"""
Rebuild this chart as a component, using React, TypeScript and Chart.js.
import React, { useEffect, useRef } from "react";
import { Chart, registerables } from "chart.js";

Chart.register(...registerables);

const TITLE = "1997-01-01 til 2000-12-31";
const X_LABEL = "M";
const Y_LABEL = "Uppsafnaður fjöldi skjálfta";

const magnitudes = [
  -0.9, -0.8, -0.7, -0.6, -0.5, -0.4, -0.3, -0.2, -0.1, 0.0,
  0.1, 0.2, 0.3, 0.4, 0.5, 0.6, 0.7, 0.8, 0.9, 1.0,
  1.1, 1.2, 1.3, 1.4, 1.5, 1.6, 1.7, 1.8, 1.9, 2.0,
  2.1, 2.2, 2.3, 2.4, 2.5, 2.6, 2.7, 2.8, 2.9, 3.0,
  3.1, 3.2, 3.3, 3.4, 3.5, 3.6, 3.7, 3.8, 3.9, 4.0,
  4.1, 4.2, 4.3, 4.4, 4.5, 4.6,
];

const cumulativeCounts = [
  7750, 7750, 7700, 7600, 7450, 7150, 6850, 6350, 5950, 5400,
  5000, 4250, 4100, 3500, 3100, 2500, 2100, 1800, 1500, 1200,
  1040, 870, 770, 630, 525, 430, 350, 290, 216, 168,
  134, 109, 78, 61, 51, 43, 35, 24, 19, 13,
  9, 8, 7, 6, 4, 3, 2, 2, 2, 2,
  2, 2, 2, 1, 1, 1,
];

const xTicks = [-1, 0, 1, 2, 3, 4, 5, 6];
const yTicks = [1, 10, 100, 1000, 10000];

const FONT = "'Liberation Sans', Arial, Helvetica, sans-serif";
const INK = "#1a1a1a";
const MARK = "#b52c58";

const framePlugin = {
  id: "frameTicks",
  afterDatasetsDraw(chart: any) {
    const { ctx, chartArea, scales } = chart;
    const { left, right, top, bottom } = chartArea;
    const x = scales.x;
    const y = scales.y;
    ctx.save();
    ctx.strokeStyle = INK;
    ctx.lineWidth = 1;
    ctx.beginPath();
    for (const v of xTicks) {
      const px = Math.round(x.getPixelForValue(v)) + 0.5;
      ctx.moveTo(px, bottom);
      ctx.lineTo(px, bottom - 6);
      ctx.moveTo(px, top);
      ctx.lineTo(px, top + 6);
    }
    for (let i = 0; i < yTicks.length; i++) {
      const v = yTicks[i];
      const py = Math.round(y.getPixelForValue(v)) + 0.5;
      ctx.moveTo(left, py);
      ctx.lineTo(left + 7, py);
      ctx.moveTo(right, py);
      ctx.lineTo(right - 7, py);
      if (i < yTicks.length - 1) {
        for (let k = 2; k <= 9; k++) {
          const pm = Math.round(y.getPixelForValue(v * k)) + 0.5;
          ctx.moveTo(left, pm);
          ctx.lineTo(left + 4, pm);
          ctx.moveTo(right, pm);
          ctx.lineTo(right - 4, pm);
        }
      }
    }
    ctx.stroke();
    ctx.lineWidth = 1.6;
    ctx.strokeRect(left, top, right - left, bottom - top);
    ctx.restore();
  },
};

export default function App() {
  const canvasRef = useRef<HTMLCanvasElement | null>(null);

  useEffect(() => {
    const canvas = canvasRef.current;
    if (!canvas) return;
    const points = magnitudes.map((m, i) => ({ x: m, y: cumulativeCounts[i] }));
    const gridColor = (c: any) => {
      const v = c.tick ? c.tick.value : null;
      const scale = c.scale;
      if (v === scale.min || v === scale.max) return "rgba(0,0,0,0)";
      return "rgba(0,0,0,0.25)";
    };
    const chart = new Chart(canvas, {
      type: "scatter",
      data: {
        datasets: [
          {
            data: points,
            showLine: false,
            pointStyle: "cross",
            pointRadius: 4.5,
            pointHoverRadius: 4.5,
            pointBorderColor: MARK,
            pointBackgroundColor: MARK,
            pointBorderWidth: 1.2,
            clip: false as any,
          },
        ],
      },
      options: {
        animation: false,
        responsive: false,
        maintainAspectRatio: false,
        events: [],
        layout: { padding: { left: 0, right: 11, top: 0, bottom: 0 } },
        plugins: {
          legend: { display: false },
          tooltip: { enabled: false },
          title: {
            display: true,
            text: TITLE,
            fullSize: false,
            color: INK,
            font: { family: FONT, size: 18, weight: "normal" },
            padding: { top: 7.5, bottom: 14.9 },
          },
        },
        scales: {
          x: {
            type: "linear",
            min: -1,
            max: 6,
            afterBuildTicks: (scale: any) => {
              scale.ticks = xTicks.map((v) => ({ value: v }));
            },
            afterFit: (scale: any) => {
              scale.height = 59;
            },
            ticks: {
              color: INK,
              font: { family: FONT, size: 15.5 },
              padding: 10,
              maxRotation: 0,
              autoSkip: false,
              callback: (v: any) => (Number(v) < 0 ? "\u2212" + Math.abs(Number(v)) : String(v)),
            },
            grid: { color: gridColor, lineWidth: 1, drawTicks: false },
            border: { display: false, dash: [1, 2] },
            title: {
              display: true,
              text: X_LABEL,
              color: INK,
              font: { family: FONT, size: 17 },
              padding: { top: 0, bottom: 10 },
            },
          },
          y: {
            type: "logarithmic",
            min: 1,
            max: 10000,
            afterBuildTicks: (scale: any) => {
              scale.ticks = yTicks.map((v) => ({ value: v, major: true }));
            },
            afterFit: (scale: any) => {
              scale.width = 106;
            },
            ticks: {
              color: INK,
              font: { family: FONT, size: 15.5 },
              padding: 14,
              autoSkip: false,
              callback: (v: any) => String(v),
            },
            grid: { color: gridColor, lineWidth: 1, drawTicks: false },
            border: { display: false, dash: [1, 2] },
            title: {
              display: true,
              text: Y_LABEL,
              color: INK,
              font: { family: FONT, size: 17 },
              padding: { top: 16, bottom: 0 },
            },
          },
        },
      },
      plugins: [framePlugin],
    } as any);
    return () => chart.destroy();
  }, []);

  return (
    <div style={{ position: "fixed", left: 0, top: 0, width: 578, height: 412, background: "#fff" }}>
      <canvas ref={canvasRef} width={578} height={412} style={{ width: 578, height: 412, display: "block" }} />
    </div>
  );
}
"""
**Exercise directions:**
Return every line exactly.

**Task answer:**
Rebuild this chart as a component, using React, TypeScript and Chart.js.
import React, { useEffect, useRef } from "react";
import { Chart, registerables } from "chart.js";

Chart.register(...registerables);

const TITLE = "1997-01-01 til 2000-12-31";
const X_LABEL = "M";
const Y_LABEL = "Uppsafnaður fjöldi skjálfta";

const magnitudes = [
  -0.9, -0.8, -0.7, -0.6, -0.5, -0.4, -0.3, -0.2, -0.1, 0.0,
  0.1, 0.2, 0.3, 0.4, 0.5, 0.6, 0.7, 0.8, 0.9, 1.0,
  1.1, 1.2, 1.3, 1.4, 1.5, 1.6, 1.7, 1.8, 1.9, 2.0,
  2.1, 2.2, 2.3, 2.4, 2.5, 2.6, 2.7, 2.8, 2.9, 3.0,
  3.1, 3.2, 3.3, 3.4, 3.5, 3.6, 3.7, 3.8, 3.9, 4.0,
  4.1, 4.2, 4.3, 4.4, 4.5, 4.6,
];

const cumulativeCounts = [
  7750, 7750, 7700, 7600, 7450, 7150, 6850, 6350, 5950, 5400,
  5000, 4250, 4100, 3500, 3100, 2500, 2100, 1800, 1500, 1200,
  1040, 870, 770, 630, 525, 430, 350, 290, 216, 168,
  134, 109, 78, 61, 51, 43, 35, 24, 19, 13,
  9, 8, 7, 6, 4, 3, 2, 2, 2, 2,
  2, 2, 2, 1, 1, 1,
];

const xTicks = [-1, 0, 1, 2, 3, 4, 5, 6];
const yTicks = [1, 10, 100, 1000, 10000];

const FONT = "'Liberation Sans', Arial, Helvetica, sans-serif";
const INK = "#1a1a1a";
const MARK = "#b52c58";

const framePlugin = {
  id: "frameTicks",
  afterDatasetsDraw(chart: any) {
    const { ctx, chartArea, scales } = chart;
    const { left, right, top, bottom } = chartArea;
    const x = scales.x;
    const y = scales.y;
    ctx.save();
    ctx.strokeStyle = INK;
    ctx.lineWidth = 1;
    ctx.beginPath();
    for (const v of xTicks) {
      const px = Math.round(x.getPixelForValue(v)) + 0.5;
      ctx.moveTo(px, bottom);
      ctx.lineTo(px, bottom - 6);
      ctx.moveTo(px, top);
      ctx.lineTo(px, top + 6);
    }
    for (let i = 0; i < yTicks.length; i++) {
      const v = yTicks[i];
      const py = Math.round(y.getPixelForValue(v)) + 0.5;
      ctx.moveTo(left, py);
      ctx.lineTo(left + 7, py);
      ctx.moveTo(right, py);
      ctx.lineTo(right - 7, py);
      if (i < yTicks.length - 1) {
        for (let k = 2; k <= 9; k++) {
          const pm = Math.round(y.getPixelForValue(v * k)) + 0.5;
          ctx.moveTo(left, pm);
          ctx.lineTo(left + 4, pm);
          ctx.moveTo(right, pm);
          ctx.lineTo(right - 4, pm);
        }
      }
    }
    ctx.stroke();
    ctx.lineWidth = 1.6;
    ctx.strokeRect(left, top, right - left, bottom - top);
    ctx.restore();
  },
};

export default function App() {
  const canvasRef = useRef<HTMLCanvasElement | null>(null);

  useEffect(() => {
    const canvas = canvasRef.current;
    if (!canvas) return;
    const points = magnitudes.map((m, i) => ({ x: m, y: cumulativeCounts[i] }));
    const gridColor = (c: any) => {
      const v = c.tick ? c.tick.value : null;
      const scale = c.scale;
      if (v === scale.min || v === scale.max) return "rgba(0,0,0,0)";
      return "rgba(0,0,0,0.25)";
    };
    const chart = new Chart(canvas, {
      type: "scatter",
      data: {
        datasets: [
          {
            data: points,
            showLine: false,
            pointStyle: "cross",
            pointRadius: 4.5,
            pointHoverRadius: 4.5,
            pointBorderColor: MARK,
            pointBackgroundColor: MARK,
            pointBorderWidth: 1.2,
            clip: false as any,
          },
        ],
      },
      options: {
        animation: false,
        responsive: false,
        maintainAspectRatio: false,
        events: [],
        layout: { padding: { left: 0, right: 11, top: 0, bottom: 0 } },
        plugins: {
          legend: { display: false },
          tooltip: { enabled: false },
          title: {
            display: true,
            text: TITLE,
            fullSize: false,
            color: INK,
            font: { family: FONT, size: 18, weight: "normal" },
            padding: { top: 7.5, bottom: 14.9 },
          },
        },
        scales: {
          x: {
            type: "linear",
            min: -1,
            max: 6,
            afterBuildTicks: (scale: any) => {
              scale.ticks = xTicks.map((v) => ({ value: v }));
            },
            afterFit: (scale: any) => {
              scale.height = 59;
            },
            ticks: {
              color: INK,
              font: { family: FONT, size: 15.5 },
              padding: 10,
              maxRotation: 0,
              autoSkip: false,
              callback: (v: any) => (Number(v) < 0 ? "\u2212" + Math.abs(Number(v)) : String(v)),
            },
            grid: { color: gridColor, lineWidth: 1, drawTicks: false },
            border: { display: false, dash: [1, 2] },
            title: {
              display: true,
              text: X_LABEL,
              color: INK,
              font: { family: FONT, size: 17 },
              padding: { top: 0, bottom: 10 },
            },
          },
          y: {
            type: "logarithmic",
            min: 1,
            max: 10000,
            afterBuildTicks: (scale: any) => {
              scale.ticks = yTicks.map((v) => ({ value: v, major: true }));
            },
            afterFit: (scale: any) => {
              scale.width = 106;
            },
            ticks: {
              color: INK,
              font: { family: FONT, size: 15.5 },
              padding: 14,
              autoSkip: false,
              callback: (v: any) => String(v),
            },
            grid: { color: gridColor, lineWidth: 1, drawTicks: false },
            border: { display: false, dash: [1, 2] },
            title: {
              display: true,
              text: Y_LABEL,
              color: INK,
              font: { family: FONT, size: 17 },
              padding: { top: 16, bottom: 0 },
            },
          },
        },
      },
      plugins: [framePlugin],
    } as any);
    return () => chart.destroy();
  }, []);

  return (
    <div style={{ position: "fixed", left: 0, top: 0, width: 578, height: 412, background: "#fff" }}>
      <canvas ref={canvasRef} width={578} height={412} style={{ width: 578, height: 412, display: "block" }} />
    </div>
  );
}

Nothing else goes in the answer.